Tim: Well, you spend all the time you want polishing your family jewels. But that's not what we're talking about, we're talking about car finishes. As you can see, we've got several hoods out here. As a matter of fact, there's a couple of hoods backstage waiting for Al. He's apparently a little late on his flannel payment.
Al: You know, one of these days you're gonna run out of flannel jokes.
Tim: Oh, I don't think so, Al. Not with my Complete Flannel Joke Book. "Why did the flannel cross the road? 'Cause Al was over there." "Hey, waiter, there's a fly in my flannel." "Please, take my flannel." [Al takes the book] There's also the handy wallet-size version. "How do you keep an idiot wearing flannel in suspense?
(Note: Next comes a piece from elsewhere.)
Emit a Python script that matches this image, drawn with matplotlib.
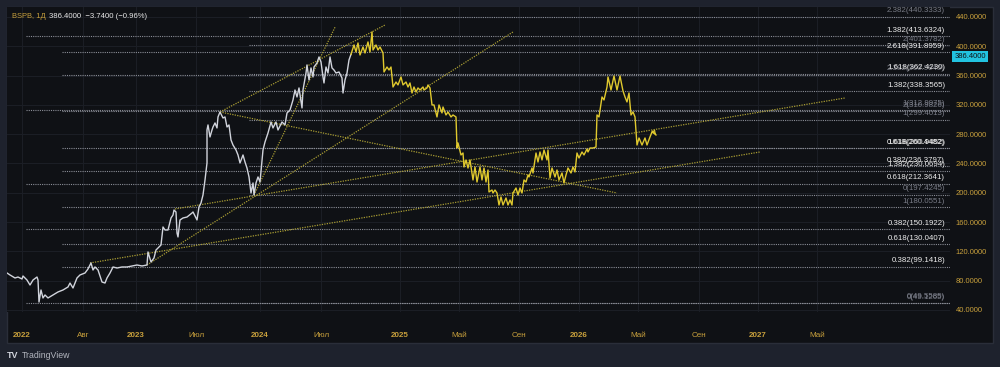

I'll tell you tomorrow."

Quote from Al

Tim: Now, if the finish on your car is like this, in pretty good shape, what you need is a mild abrasive before you wax. For that, we recommend Binford's 2000 Polishing Compound.
Al: That's right. A dab on a soft cloth, and you'll have a shine you can be proud of. Look! I can see myself.
Tim: Okay, if you want to remove oxidation from surfaces, you need something a bit more abrasive.
Al: Like a can of Tim's personality.
Tim: Of course, a can of your personality would be empty.

Quote from Marty

Tim: So, what did you think of Tool Time today?
Marty: Oh, it was great. But only in this country could a goof-off like you get his own TV show.
Tim: [laughs] God bless America, huh?

Quote from Brad

Brad: [on the phone] The trick is, I towel-dry my hair first, wait about five minutes, and then I put on the mousse.
Jill: Brad, you've been on the phone for two hours.
Brad: Yeah. I've gotta go. My mom's bugging me again. All right. See ya. Bye. [hangs up]
Jill: You see Ashley all day at school, then you come home and spend all afternoon on the phone. What could you possibly have to say to each other? Your life is not that interesting.
Brad: Maybe not to you. But Ashley can't get enough of my mousse stories.

Quote from Jill

Tim: You won't believe what I got.
Jill: Take it back.
Tim: Something to make your life easier. Binford's new universal fan-cooled central vacuum system.
Jill: Ooh, is that one of those things where you just stick the hose right into the wall?
Tim: That'd be the one.
Jill: I have always wanted one of those.
Tim: The biggest, the best. A Binford demo. Didn't cost me a cent.
Jill: Take it back.
Tim: I know what you're thinking, but installation is a breeze.
Jill: That's what you always say, and then the breeze turns into a tornado.

Quote from Tim

Tim: It won't happen this time. Come on, Jill. [pouts]
Jill: Don't make that face.
Tim: I'll keep it simple and just do one room. All I got to do is run a PVC tube down to the basement, attach it to the central unit.
Jill: You swear that's all there is to it?
Tim: Just think - no more carrying a heavy vacuum upstairs or back down the stairs. It's got a flexible hose with hand controls. Convertible upholstery brush.
Jill: Crevice attachment?
Tim: [grunts] Oh, yeah. So long and narrow, it'll suck the tonsils out of a cobra. [hisses]
Jill: Well, it would be nice to have a central vacuuming system.
Tim: Yeah. Give me a week, this whole house will suck.

Quote from Jill

Tim: I thought you were at the library, working on your paper.
Jill: No, I couldn't concentrate. All these young college boys kept bothering me.
Tim: Were they hitting on you?
Jill: No. They thought I was the librarian.

Quote from Jill

Jill: I can't even use my computer. Just once, I'd like to be able to come home and find the house in one piece.
Tim: Well, it would have been if you hadn't shown up two hours early.
Jill: So this is my fault?
Tim: In a way, yes. You would have never known about this if you had proper study habits.
Jill: Tim, please. Just fix the hole. Then fix the one in your head.

Quote from Tim

Al: What we recommend is Binford's Super 2000 Rubbing Compound before you polish or wax.
Tim: Right. Now, this surface, as you can see, cannot be brought back with anything. What we need is to take the paint off of it.
Al: That's right. And for that, we need something more abrasive, maybe an 80-grit wetdry sandpaper.
Tim: Exactly. That'll remove your paint and you can start from there. But for even more abrasive things, we move on to... sandblasters. [grunts] Open-shoe grinders. And the most abrasive of all... the nagging wife.